[Begin]
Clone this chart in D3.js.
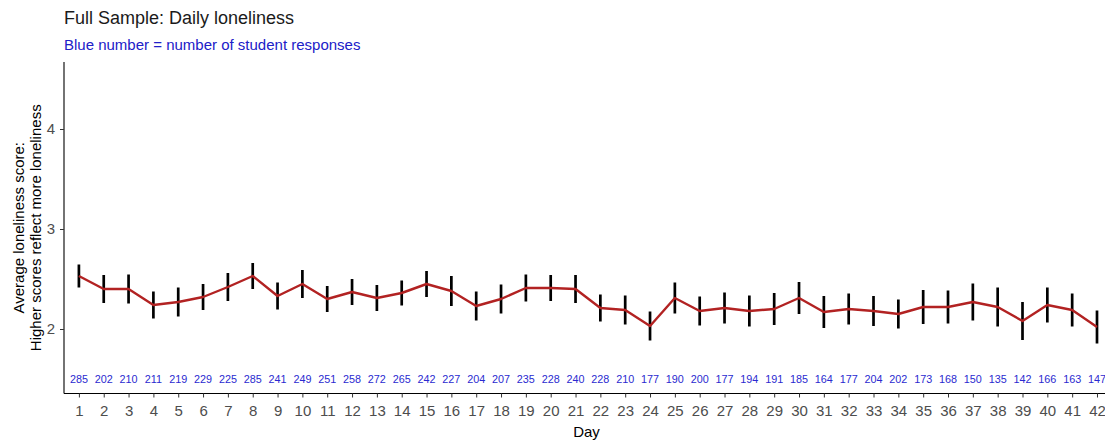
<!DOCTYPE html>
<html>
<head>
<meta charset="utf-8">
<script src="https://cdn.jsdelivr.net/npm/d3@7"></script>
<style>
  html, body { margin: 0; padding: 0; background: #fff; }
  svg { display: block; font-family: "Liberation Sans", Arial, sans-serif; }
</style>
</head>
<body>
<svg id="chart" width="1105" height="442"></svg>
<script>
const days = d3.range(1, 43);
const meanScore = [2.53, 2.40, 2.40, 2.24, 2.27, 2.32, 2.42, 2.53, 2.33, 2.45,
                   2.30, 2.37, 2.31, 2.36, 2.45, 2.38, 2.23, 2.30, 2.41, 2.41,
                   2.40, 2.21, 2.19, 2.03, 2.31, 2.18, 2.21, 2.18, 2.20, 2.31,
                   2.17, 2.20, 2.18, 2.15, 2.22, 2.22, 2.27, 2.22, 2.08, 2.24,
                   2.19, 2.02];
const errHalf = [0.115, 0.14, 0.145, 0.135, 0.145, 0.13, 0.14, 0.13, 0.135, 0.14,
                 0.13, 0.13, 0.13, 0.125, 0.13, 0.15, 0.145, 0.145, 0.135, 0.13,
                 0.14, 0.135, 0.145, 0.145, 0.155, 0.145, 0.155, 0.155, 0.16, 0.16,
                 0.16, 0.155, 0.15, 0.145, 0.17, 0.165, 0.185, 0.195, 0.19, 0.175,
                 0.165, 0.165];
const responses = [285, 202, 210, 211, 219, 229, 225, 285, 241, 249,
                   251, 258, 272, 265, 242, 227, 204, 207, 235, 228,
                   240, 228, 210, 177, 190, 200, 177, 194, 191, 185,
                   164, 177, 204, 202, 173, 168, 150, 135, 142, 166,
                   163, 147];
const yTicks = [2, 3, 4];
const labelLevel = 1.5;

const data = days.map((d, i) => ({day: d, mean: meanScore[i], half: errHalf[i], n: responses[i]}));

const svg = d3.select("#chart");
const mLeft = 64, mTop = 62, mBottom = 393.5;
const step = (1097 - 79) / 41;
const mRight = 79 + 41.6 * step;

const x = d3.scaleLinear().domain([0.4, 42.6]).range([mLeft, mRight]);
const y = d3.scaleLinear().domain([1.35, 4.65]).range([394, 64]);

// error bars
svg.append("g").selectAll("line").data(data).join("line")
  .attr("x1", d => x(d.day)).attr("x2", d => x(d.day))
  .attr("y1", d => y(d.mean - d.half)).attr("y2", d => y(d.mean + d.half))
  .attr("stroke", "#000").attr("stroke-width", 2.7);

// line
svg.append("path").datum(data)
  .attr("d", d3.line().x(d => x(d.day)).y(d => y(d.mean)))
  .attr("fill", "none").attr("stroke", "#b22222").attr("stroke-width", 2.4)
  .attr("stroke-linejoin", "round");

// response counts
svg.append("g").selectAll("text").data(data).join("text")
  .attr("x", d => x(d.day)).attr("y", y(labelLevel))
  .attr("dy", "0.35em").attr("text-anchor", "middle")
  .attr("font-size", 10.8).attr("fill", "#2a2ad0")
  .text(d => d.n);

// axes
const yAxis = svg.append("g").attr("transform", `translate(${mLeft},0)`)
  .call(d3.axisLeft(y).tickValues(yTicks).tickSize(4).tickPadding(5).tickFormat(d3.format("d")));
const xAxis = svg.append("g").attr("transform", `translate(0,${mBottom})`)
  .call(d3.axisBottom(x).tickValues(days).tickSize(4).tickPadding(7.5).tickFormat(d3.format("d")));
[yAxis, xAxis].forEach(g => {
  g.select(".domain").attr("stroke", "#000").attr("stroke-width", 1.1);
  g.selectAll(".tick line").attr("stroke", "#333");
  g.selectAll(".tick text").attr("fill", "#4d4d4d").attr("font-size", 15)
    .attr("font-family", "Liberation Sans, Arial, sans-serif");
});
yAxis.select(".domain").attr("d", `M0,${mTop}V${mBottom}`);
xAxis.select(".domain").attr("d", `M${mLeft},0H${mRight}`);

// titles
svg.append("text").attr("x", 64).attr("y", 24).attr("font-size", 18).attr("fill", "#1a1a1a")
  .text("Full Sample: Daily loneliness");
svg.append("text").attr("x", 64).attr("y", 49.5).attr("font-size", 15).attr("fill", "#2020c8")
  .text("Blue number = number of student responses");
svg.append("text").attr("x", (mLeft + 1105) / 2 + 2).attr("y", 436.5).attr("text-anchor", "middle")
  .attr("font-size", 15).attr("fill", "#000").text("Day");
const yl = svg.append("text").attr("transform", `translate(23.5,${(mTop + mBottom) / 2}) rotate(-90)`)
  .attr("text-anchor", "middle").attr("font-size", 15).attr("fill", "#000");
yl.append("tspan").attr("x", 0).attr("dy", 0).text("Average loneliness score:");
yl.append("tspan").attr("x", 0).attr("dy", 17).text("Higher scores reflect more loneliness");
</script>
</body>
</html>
[End]
Every line is to be duplicated exactly, though pictures stay out.

Clone this chart in D3.js.
<!DOCTYPE html>
<html>
<head>
<meta charset="utf-8">
<script src="https://cdn.jsdelivr.net/npm/d3@7"></script>
<style>
  html, body { margin: 0; padding: 0; background: #fff; }
  svg { display: block; font-family: "Liberation Sans", Arial, sans-serif; }
</style>
</head>
<body>
<svg id="chart" width="1105" height="442"></svg>
<script>
const days = d3.range(1, 43);
const meanScore = [2.53, 2.40, 2.40, 2.24, 2.27, 2.32, 2.42, 2.53, 2.33, 2.45,
                   2.30, 2.37, 2.31, 2.36, 2.45, 2.38, 2.23, 2.30, 2.41, 2.41,
                   2.40, 2.21, 2.19, 2.03, 2.31, 2.18, 2.21, 2.18, 2.20, 2.31,
                   2.17, 2.20, 2.18, 2.15, 2.22, 2.22, 2.27, 2.22, 2.08, 2.24,
                   2.19, 2.02];
const errHalf = [0.115, 0.14, 0.145, 0.135, 0.145, 0.13, 0.14, 0.13, 0.135, 0.14,
                 0.13, 0.13, 0.13, 0.125, 0.13, 0.15, 0.145, 0.145, 0.135, 0.13,
                 0.14, 0.135, 0.145, 0.145, 0.155, 0.145, 0.155, 0.155, 0.16, 0.16,
                 0.16, 0.155, 0.15, 0.145, 0.17, 0.165, 0.185, 0.195, 0.19, 0.175,
                 0.165, 0.165];
const responses = [285, 202, 210, 211, 219, 229, 225, 285, 241, 249,
                   251, 258, 272, 265, 242, 227, 204, 207, 235, 228,
                   240, 228, 210, 177, 190, 200, 177, 194, 191, 185,
                   164, 177, 204, 202, 173, 168, 150, 135, 142, 166,
                   163, 147];
const yTicks = [2, 3, 4];
const labelLevel = 1.5;

const data = days.map((d, i) => ({day: d, mean: meanScore[i], half: errHalf[i], n: responses[i]}));

const svg = d3.select("#chart");
const mLeft = 64, mTop = 62, mBottom = 393.5;
const step = (1097 - 79) / 41;
const mRight = 79 + 41.6 * step;

const x = d3.scaleLinear().domain([0.4, 42.6]).range([mLeft, mRight]);
const y = d3.scaleLinear().domain([1.35, 4.65]).range([394, 64]);

// error bars
svg.append("g").selectAll("line").data(data).join("line")
  .attr("x1", d => x(d.day)).attr("x2", d => x(d.day))
  .attr("y1", d => y(d.mean - d.half)).attr("y2", d => y(d.mean + d.half))
  .attr("stroke", "#000").attr("stroke-width", 2.7);

// line
svg.append("path").datum(data)
  .attr("d", d3.line().x(d => x(d.day)).y(d => y(d.mean)))
  .attr("fill", "none").attr("stroke", "#b22222").attr("stroke-width", 2.4)
  .attr("stroke-linejoin", "round");

// response counts
svg.append("g").selectAll("text").data(data).join("text")
  .attr("x", d => x(d.day)).attr("y", y(labelLevel))
  .attr("dy", "0.35em").attr("text-anchor", "middle")
  .attr("font-size", 10.8).attr("fill", "#2a2ad0")
  .text(d => d.n);

// axes
const yAxis = svg.append("g").attr("transform", `translate(${mLeft},0)`)
  .call(d3.axisLeft(y).tickValues(yTicks).tickSize(4).tickPadding(5).tickFormat(d3.format("d")));
const xAxis = svg.append("g").attr("transform", `translate(0,${mBottom})`)
  .call(d3.axisBottom(x).tickValues(days).tickSize(4).tickPadding(7.5).tickFormat(d3.format("d")));
[yAxis, xAxis].forEach(g => {
  g.select(".domain").attr("stroke", "#000").attr("stroke-width", 1.1);
  g.selectAll(".tick line").attr("stroke", "#333");
  g.selectAll(".tick text").attr("fill", "#4d4d4d").attr("font-size", 15)
    .attr("font-family", "Liberation Sans, Arial, sans-serif");
});
yAxis.select(".domain").attr("d", `M0,${mTop}V${mBottom}`);
xAxis.select(".domain").attr("d", `M${mLeft},0H${mRight}`);

// titles
svg.append("text").attr("x", 64).attr("y", 24).attr("font-size", 18).attr("fill", "#1a1a1a")
  .text("Full Sample: Daily loneliness");
svg.append("text").attr("x", 64).attr("y", 49.5).attr("font-size", 15).attr("fill", "#2020c8")
  .text("Blue number = number of student responses");
svg.append("text").attr("x", (mLeft + 1105) / 2 + 2).attr("y", 436.5).attr("text-anchor", "middle")
  .attr("font-size", 15).attr("fill", "#000").text("Day");
const yl = svg.append("text").attr("transform", `translate(23.5,${(mTop + mBottom) / 2}) rotate(-90)`)
  .attr("text-anchor", "middle").attr("font-size", 15).attr("fill", "#000");
yl.append("tspan").attr("x", 0).attr("dy", 0).text("Average loneliness score:");
yl.append("tspan").attr("x", 0).attr("dy", 17).text("Higher scores reflect more loneliness");
</script>
</body>
</html>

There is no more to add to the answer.